L’image du père remise à sa juste place, le héros allemand désacralisé, la « petite fille mal grandie » se libère d’un idéal rongeur et accède au réel. En visite sur la tombe de ses parents, leur mort devient « évidente, concrète » : son âme, « trop longtemps plus que liée, enchaînée, confondue », se détache des figures parentales pour prendre la liberté d’écrire cette histoire.
Libre est aussi une histoire de transmission par l’écriture : « l’héritage qu’il m’a laissé en partant, je m’étais promis de le transmettre à son tour ». Les manuscrits des ancêtres laissés en héritage tout le long de leur périple entraînent le lecteur dans un grand voyage d’écriture qui inscrit la narratrice dans une filiation ébranlée par les nombreux exils.
L’écriture ne déçoit pas et dévoile un vif talent pour l’art de la description, non dénué d’une pointe d’humour : le pittoresque d’une gare allemande, un repas chez Richard (« la tarte aux pommes attend sous un édredon de crème fraîche »), une visite à « l’immensurable cité de disparus » au cimetière, les souvenirs cosmopolites des voyage de Richard, la caractérisation de la grand-mère Mamina ou du père à « la force contrariée, une ombre mal placée, la joue gauche comme décharnée, érodée par l’amertume » qui « explorait le corps des femmes comme on maîtrise un monde ».

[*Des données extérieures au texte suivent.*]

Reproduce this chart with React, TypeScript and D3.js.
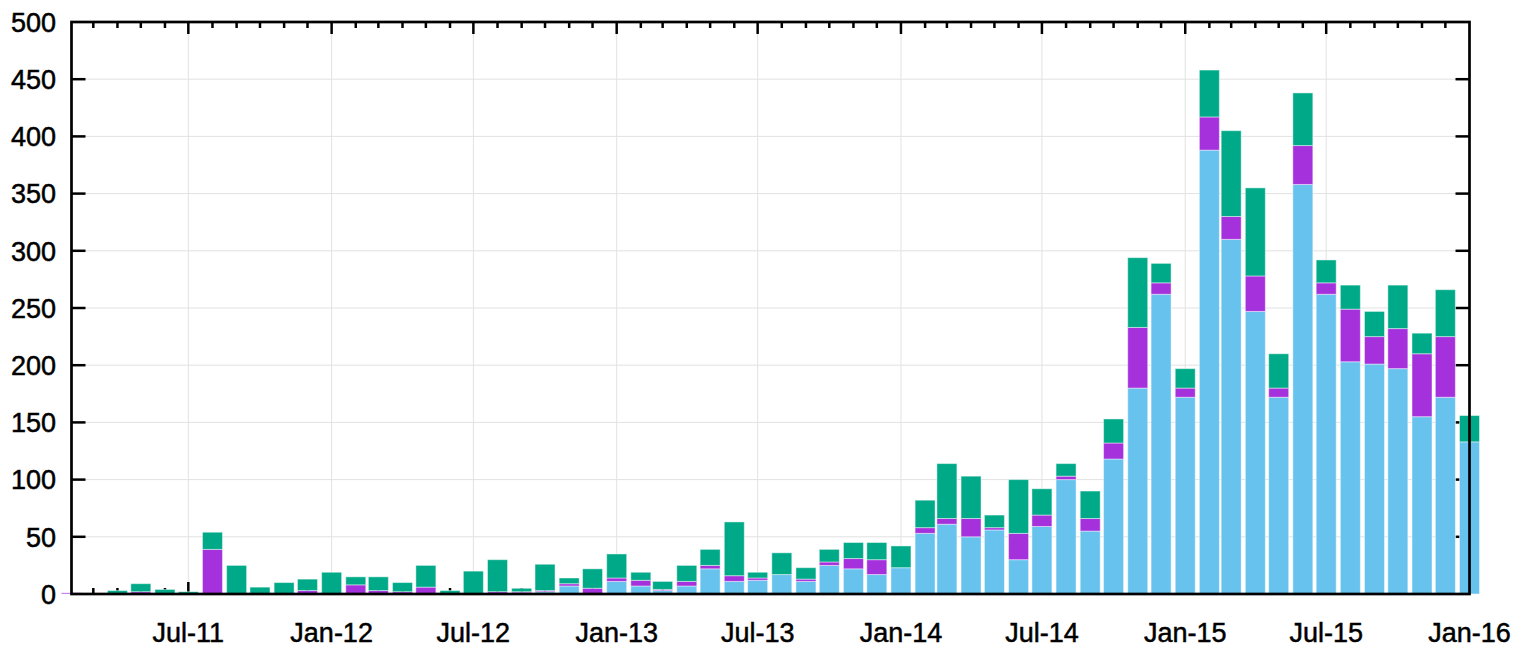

Richard Abel demeure à jamais un Mensch. Du « linceul du souvenir », il a fallu à la narratrice « débâtir les points » pour, à son tour, devenir libre d’écrire et donner au livre son titre.
Mona
Sylvia Beretvas est née à Saïgon. Les déménagements successifs la menèrent, enfant, au Cambodge, en Suisse, puis en France où elle vit depuis l’âge de six ans. Agrégée d’anglais, après une carrière dans l’enseignement, c’est son premier livre. Elle partage sa vie entre le chant, la sculpture et l’écriture.